● **Task to carry out**: Leave out the pictures and retype only the lines from the opening line to the line that holds "const sexTotal = 843;", both ends included.

### Records supplied ###

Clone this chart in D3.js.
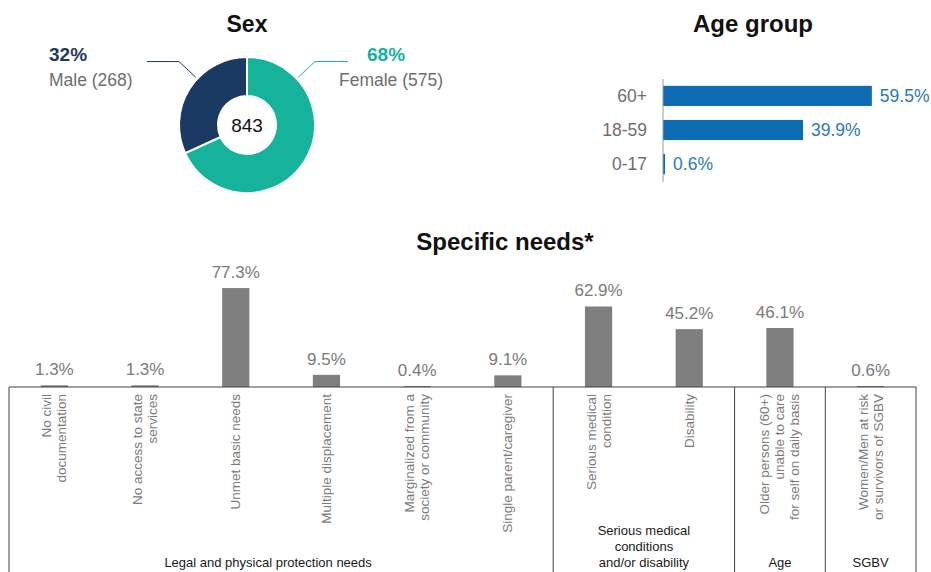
<!DOCTYPE html>
<html>
<head>
<meta charset="utf-8">
<script src="https://cdn.jsdelivr.net/npm/d3@7"></script>
<style>
  html, body { margin: 0; padding: 0; background: #fff; }
  svg { display: block; font-family: "Liberation Sans", Arial, sans-serif; }
</style>
</head>
<body>
<svg id="chart" width="931" height="572"></svg>
<script>
// ---------- DATA ----------
const sexLabels = ["Female", "Male"];
const sexCounts = [575, 268];
const sexPct = ["68%", "32%"];
const sexTotal = 843;

const ageGroups = ["60+", "18-59", "0-17"];
const agePct = [59.5, 39.9, 0.6];

const needs = [
  "No civil\ndocumentation",
  "No access to state\nservices",
  "Unmet basic needs",
  "Multiple displacement",
  "Marginalized from a\nsociety or community",
  "Single parent/caregiver",
  "Serious medical\ncondition",
  "Disability",
  "Older persons (60+)\nunable to care\nfor self on daily basis",
  "Women/Men at risk\nor survivors of SGBV"
];
const needsPct = [1.3, 1.3, 77.3, 9.5, 0.4, 9.1, 62.9, 45.2, 46.1, 0.6];
const needGroupOf = [0, 0, 0, 0, 0, 0, 1, 1, 2, 3];
const groupNames = [
  "Legal and physical protection needs",
  "Serious medical\nconditions\nand/or disability",
  "Age",
  "SGBV"
];

// ---------- STYLE ----------
const C = {
  female: "#15b39b", male: "#1b3a63",
  ageBar: "#0e6cb5", ageVal: "#2b78b8",
  grayText: "#7a7a7a", needBar: "#7f7f7f", dark: "#1a1a1a", box: "#404040"
};

const svg = d3.select("#chart");

// ---------- SEX DONUT ----------
const cx = 247, cy = 125, rOuter = 68, rInner = 29;
svg.append("text").attr("x", cx).attr("y", 32).attr("text-anchor", "middle")
  .attr("font-size", 23).attr("font-weight", "bold").attr("fill", "#111").text("Sex");

const pie = d3.pie().sort(null).value(d => d)(sexCounts);
const arc = d3.arc().innerRadius(rInner).outerRadius(rOuter);
const donut = svg.append("g").attr("transform", `translate(${cx},${cy})`);
donut.selectAll("path").data(pie).join("path")
  .attr("d", arc)
  .attr("fill", (d, i) => i === 0 ? C.female : C.male)
  .attr("stroke", "#fff").attr("stroke-width", 2);
donut.append("text").attr("text-anchor", "middle").attr("dy", "0.35em")
  .attr("font-size", 19).attr("fill", "#111").text(sexTotal);

// leader lines & labels
const leaders = [
  { ang: 47 * Math.PI / 180, endX: 348, color: C.female, i: 0, tx: 339, px: 367 },
  { ang: -47 * Math.PI / 180, endX: 147, color: C.male, i: 1, tx: 49, px: 49 }
];
leaders.forEach(L => {
  const p1 = [cx + 70 * Math.sin(L.ang), cy - 70 * Math.cos(L.ang)];
  const p2 = [cx + 93 * Math.sin(L.ang), cy - 93 * Math.cos(L.ang)];
  svg.append("polyline")
    .attr("points", [p1, p2, [L.endX, p2[1]]].map(p => p.join(",")).join(" "))
    .attr("fill", "none").attr("stroke", L.color).attr("stroke-width", 1);
  svg.append("text").attr("x", L.px).attr("y", 61)
    .attr("font-size", 19).attr("font-weight", "bold").attr("fill", L.color)
    .text(sexPct[L.i]);
  svg.append("text").attr("x", L.tx).attr("y", 86)
    .attr("font-size", 17.5).attr("fill", "#6e6e6e")
    .text(`${sexLabels[L.i]} (${sexCounts[L.i]})`);
});

// ---------- AGE GROUP ----------
svg.append("text").attr("x", 753).attr("y", 32).attr("text-anchor", "middle")
  .attr("font-size", 24).attr("font-weight", "bold").attr("fill", "#111").text("Age group");

const ax = d3.scaleLinear().domain([0, 100]).range([663, 663 + 351]);
const ay = d3.scaleBand().domain(ageGroups).range([79, 181]).paddingInner(0.41).paddingOuter(0.2);

svg.append("g").selectAll("rect").data(ageGroups).join("rect")
  .attr("x", ax(0)).attr("y", d => ay(d))
  .attr("width", (d, i) => Math.max(2, ax(agePct[i]) - ax(0)))
  .attr("height", ay.bandwidth())
  .attr("fill", C.ageBar);
svg.append("line").attr("x1", ax(0)).attr("x2", ax(0)).attr("y1", 79).attr("y2", 182)
  .attr("stroke", "#9a9a9a").attr("stroke-width", 1);
svg.append("g").selectAll("text").data(ageGroups).join("text")
  .attr("x", ax(0) - 16).attr("y", d => ay(d) + ay.bandwidth() / 2).attr("dy", "0.35em")
  .attr("text-anchor", "end").attr("font-size", 17.5).attr("fill", "#6e6e6e").text(d => d);
svg.append("g").selectAll("text").data(ageGroups).join("text")
  .attr("x", (d, i) => Math.max(ax(0) + 2, ax(agePct[i])) + 8)
  .attr("y", d => ay(d) + ay.bandwidth() / 2).attr("dy", "0.35em")
  .attr("font-size", 17.5).attr("fill", C.ageVal).text((d, i) => agePct[i].toFixed(1) + "%");

// ---------- SPECIFIC NEEDS ----------
svg.append("text").attr("x", 505).attr("y", 250).attr("text-anchor", "middle")
  .attr("font-size", 24).attr("font-weight", "bold").attr("fill", "#111").text("Specific needs*");

const baseY = 387, left = 9, right = 916;
const nx = d3.scaleBand().domain(needs).range([left, right]).paddingInner(0.7).paddingOuter(0.35);
const ny = d3.scaleLinear().domain([0, 100]).range([baseY, baseY - 128]);

svg.append("g").selectAll("rect").data(needs).join("rect")
  .attr("x", d => nx(d)).attr("width", nx.bandwidth())
  .attr("y", (d, i) => Math.min(ny(needsPct[i]), baseY - 1))
  .attr("height", (d, i) => Math.max(1, baseY - ny(needsPct[i])))
  .attr("fill", C.needBar);

svg.append("g").selectAll("text").data(needs).join("text")
  .attr("x", d => nx(d) + nx.bandwidth() / 2)
  .attr("y", (d, i) => ny(needsPct[i]) - 10)
  .attr("text-anchor", "middle").attr("font-size", 17).attr("fill", C.grayText)
  .text((d, i) => needsPct[i].toFixed(1) + "%");

// rotated category labels
const lh = 15;
needs.forEach(d => {
  const lines = d.split("\n");
  const c = nx(d) + nx.bandwidth() / 2;
  const t = svg.append("text")
    .attr("transform", `translate(${c},${baseY + 7}) rotate(-90)`)
    .attr("text-anchor", "end").attr("font-size", 13.5).attr("fill", C.grayText);
  lines.forEach((ln, i) => {
    t.append("tspan").attr("x", 0)
      .attr("y", (i - (lines.length - 1) / 2) * lh + 4.5).text(ln);
  });
});

// box & dividers
const box = svg.append("g").attr("stroke", C.box).attr("stroke-width", 1).attr("fill", "none");
box.append("line").attr("x1", left).attr("x2", right).attr("y1", baseY).attr("y2", baseY);
box.append("line").attr("x1", left).attr("x2", left).attr("y1", baseY).attr("y2", 572);
box.append("line").attr("x1", right).attr("x2", right).attr("y1", baseY).attr("y2", 572);

const groupBounds = groupNames.map((g, gi) => {
  const idx = needGroupOf.map((v, i) => v === gi ? i : -1).filter(i => i >= 0);
  return { first: idx[0], last: idx[idx.length - 1] };
});
const dividers = [];
for (let gi = 0; gi < groupBounds.length - 1; gi++) {
  const a = nx(needs[groupBounds[gi].last]) + nx.bandwidth();
  const b = nx(needs[groupBounds[gi + 1].first]);
  dividers.push((a + b) / 2);
}
dividers.forEach(x => box.append("line").attr("x1", x).attr("x2", x).attr("y1", baseY).attr("y2", 572));

const edges = [left, ...dividers, right];
groupNames.forEach((g, gi) => {
  const lines = g.split("\n");
  let mid = (edges[gi] + edges[gi + 1]) / 2;
  if (gi === 0) mid -= 13;
  const t = svg.append("text").attr("text-anchor", "middle")
    .attr("font-size", 13).attr("fill", C.dark);
  lines.forEach((ln, i) => {
    t.append("tspan").attr("x", mid)
      .attr("y", 567 - (lines.length - 1 - i) * 16).text(ln);
  });
});
</script>
</body>
</html>
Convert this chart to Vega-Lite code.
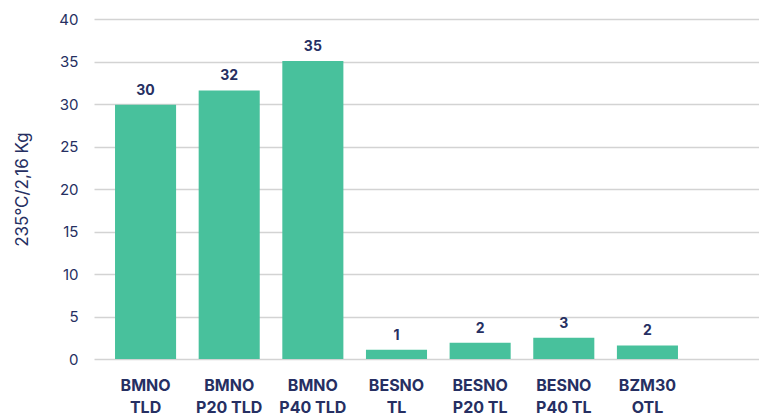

###

● **Result**:
Clone this chart in D3.js.
<!DOCTYPE html>
<html>
<head>
<meta charset="utf-8">
<script src="https://cdn.jsdelivr.net/npm/d3@7"></script>
<style>
  html, body { margin: 0; padding: 0; background: #fff; }
  svg { display: block; font-family: "Liberation Sans", Arial, sans-serif; }
</style>
</head>
<body>
<svg id="chart" width="931" height="572"></svg>
<script>
// ---------- DATA ----------
const sexLabels = ["Female", "Male"];
const sexCounts = [575, 268];
const sexPct = ["68%", "32%"];
const sexTotal = 843;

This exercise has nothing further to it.